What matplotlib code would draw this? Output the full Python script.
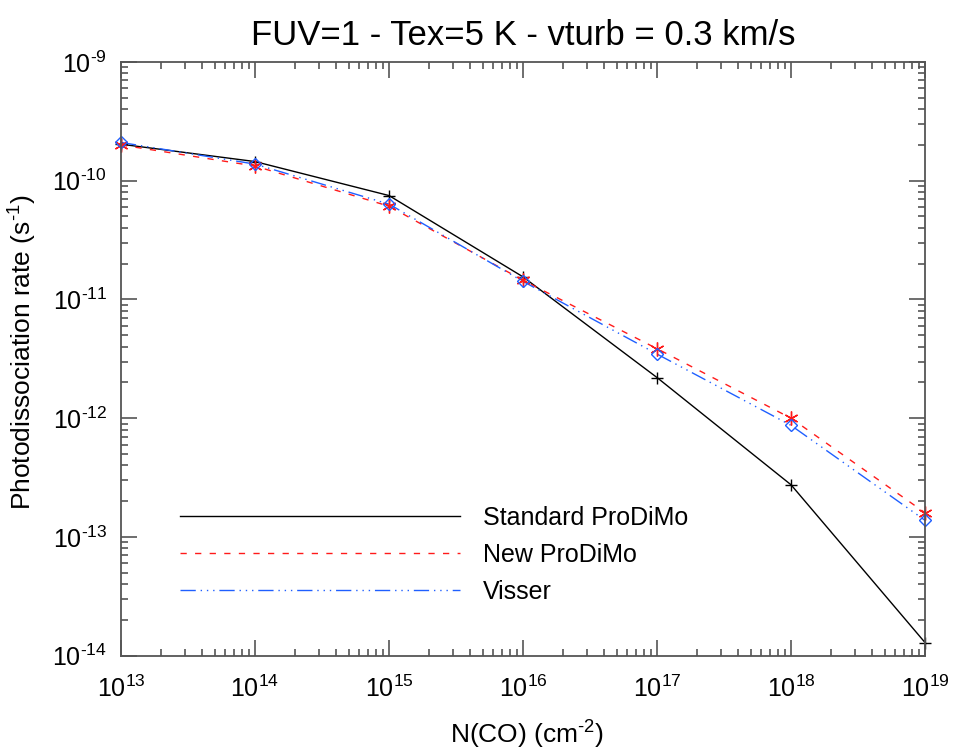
#!/usr/bin/python3
'''
Abstract:
    Plot the CO photodissociation rate against the CO column density
    for the standard ProDiMo, the new ProDiMo and the Visser rates.
Usage:
    plot.py
Output:
    out.png
'''
import numpy as np
from matplotlib import pyplot as plt
from matplotlib.ticker import LogLocator, FuncFormatter, NullFormatter

#--------------------------------------------
# Data
N_CO = [1e13, 1e14, 1e15, 1e16, 1e17, 1e18, 1e19]
rate_standard = [2.03e-10, 1.45e-10, 7.5e-11, 1.55e-11, 2.2e-12, 2.75e-13, 1.29e-14]
rate_new = [2.0e-10, 1.33e-10, 6.1e-11, 1.45e-11, 3.85e-12, 1.0e-12, 1.6e-13]
rate_visser = [2.1e-10, 1.38e-10, 6.35e-11, 1.42e-11, 3.47e-12, 8.7e-13, 1.38e-13]
labels = ["Standard ProDiMo", "New ProDiMo", "Visser"]
title = "FUV=1 - Tex=5 K - vturb = 0.3 km/s"
HYPHEN = "\u2010"

def log_label(v, pos):
    # 10^n with a short hyphen as in the original plot
    n = int(round(np.log10(v)))
    s = str(abs(n))
    if n < 0:
        s = HYPHEN + s
    return "$10^{" + s + "}$"

#--------------------------------------------
# Main code
if __name__ == "__main__":
    plt.rcParams['font.family'] = ['Liberation Sans', 'DejaVu Sans']
    plt.rcParams['mathtext.fontset'] = 'custom'
    plt.rcParams['mathtext.rm'] = 'Liberation Sans'
    plt.rcParams['mathtext.it'] = 'Liberation Sans'
    spine_col = '#555555'
    red = '#ff1a1a'
    blue = '#1f5fff'

    fig = plt.figure(figsize = (9.58, 7.53), dpi = 100)
    ax = fig.add_axes([0.1263, 0.1292, 0.8393, 0.7885])
    #-----------------------------------
    # lines
    ax.plot(N_CO, rate_standard, color = 'k', lw = 1.0, label = labels[0])
    ax.plot(N_CO, rate_new, color = red, lw = 1.0,
            linestyle = (0, (4.5, 6)), label = labels[1])
    ax.plot(N_CO, rate_visser, color = blue, lw = 1.0,
            linestyle = (0, (11, 3.5, 1, 3.5, 1, 3.5, 1, 3.5)), label = labels[2])
    # symbols
    ax.plot(N_CO, rate_standard, linestyle = 'none', marker = '+',
            ms = 9, mew = 1.0, color = 'k', clip_on = False)
    ax.plot(N_CO, rate_new, linestyle = 'none', marker = (6, 2, 0),
            ms = 10, mew = 1.0, color = red, clip_on = False)
    ax.plot(N_CO, rate_visser, linestyle = 'none', marker = 'D',
            ms = 6, mew = 1.0, mec = blue, mfc = 'none', clip_on = False)
    #-----------------------------------
    # axes
    ax.set_xscale('log')
    ax.set_yscale('log')
    ax.set_xlim(1e13, 1e19)
    ax.set_ylim(1e-14, 1e-9)
    ax.xaxis.set_major_locator(LogLocator(base = 10, numticks = 20))
    ax.yaxis.set_major_locator(LogLocator(base = 10, numticks = 20))
    ax.xaxis.set_major_formatter(FuncFormatter(log_label))
    ax.yaxis.set_major_formatter(FuncFormatter(log_label))
    ax.xaxis.set_minor_formatter(NullFormatter())
    ax.yaxis.set_minor_formatter(NullFormatter())
    for s in ax.spines.values():
        s.set_color(spine_col)
        s.set_linewidth(1.3)
    ax.tick_params(which = 'both', direction = 'in', top = True, right = True,
                   color = spine_col, width = 1.2, labelsize = 18)
    ax.tick_params(which = 'major', length = 11.5)
    ax.tick_params(which = 'minor', length = 5)
    ax.tick_params(axis = 'x', which = 'major', pad = 14)
    ax.tick_params(axis = 'y', which = 'major', pad = 10)
    ax.set_title(title, fontsize = 25, pad = 12)
    fig.text(0.550, 0.024, "N(CO) (cm$^{" + HYPHEN + "2}$)", fontsize = 19,
             ha = 'center', va = 'center')
    fig.text(0.024, 0.5325, "Photodissociation rate (s$^{" + HYPHEN + "1}$)",
             fontsize = 19, ha = 'center', va = 'center', rotation = 90)
    #-----------------------------------
    # legend
    ax.legend(loc = 'center left', bbox_to_anchor = (0.0734, 0.1696),
              frameon = False, fontsize = 18, handlelength = 11.2,
              handletextpad = 0.9, labelspacing = 0.52,
              borderpad = 0, borderaxespad = 0)
    plt.savefig("out.png", dpi = 100)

§

AIM
Please restate the material above line by line, exactly, beginning at its first line and ending with the line that contains "blue = '#1f5fff'", without any pictures.

TASK ANSWER
What matplotlib code would draw this? Output the full Python script.
#!/usr/bin/python3
'''
Abstract:
    Plot the CO photodissociation rate against the CO column density
    for the standard ProDiMo, the new ProDiMo and the Visser rates.
Usage:
    plot.py
Output:
    out.png
'''
import numpy as np
from matplotlib import pyplot as plt
from matplotlib.ticker import LogLocator, FuncFormatter, NullFormatter

#--------------------------------------------
# Data
N_CO = [1e13, 1e14, 1e15, 1e16, 1e17, 1e18, 1e19]
rate_standard = [2.03e-10, 1.45e-10, 7.5e-11, 1.55e-11, 2.2e-12, 2.75e-13, 1.29e-14]
rate_new = [2.0e-10, 1.33e-10, 6.1e-11, 1.45e-11, 3.85e-12, 1.0e-12, 1.6e-13]
rate_visser = [2.1e-10, 1.38e-10, 6.35e-11, 1.42e-11, 3.47e-12, 8.7e-13, 1.38e-13]
labels = ["Standard ProDiMo", "New ProDiMo", "Visser"]
title = "FUV=1 - Tex=5 K - vturb = 0.3 km/s"
HYPHEN = "\u2010"

def log_label(v, pos):
    # 10^n with a short hyphen as in the original plot
    n = int(round(np.log10(v)))
    s = str(abs(n))
    if n < 0:
        s = HYPHEN + s
    return "$10^{" + s + "}$"

#--------------------------------------------
# Main code
if __name__ == "__main__":
    plt.rcParams['font.family'] = ['Liberation Sans', 'DejaVu Sans']
    plt.rcParams['mathtext.fontset'] = 'custom'
    plt.rcParams['mathtext.rm'] = 'Liberation Sans'
    plt.rcParams['mathtext.it'] = 'Liberation Sans'
    spine_col = '#555555'
    red = '#ff1a1a'
    blue = '#1f5fff'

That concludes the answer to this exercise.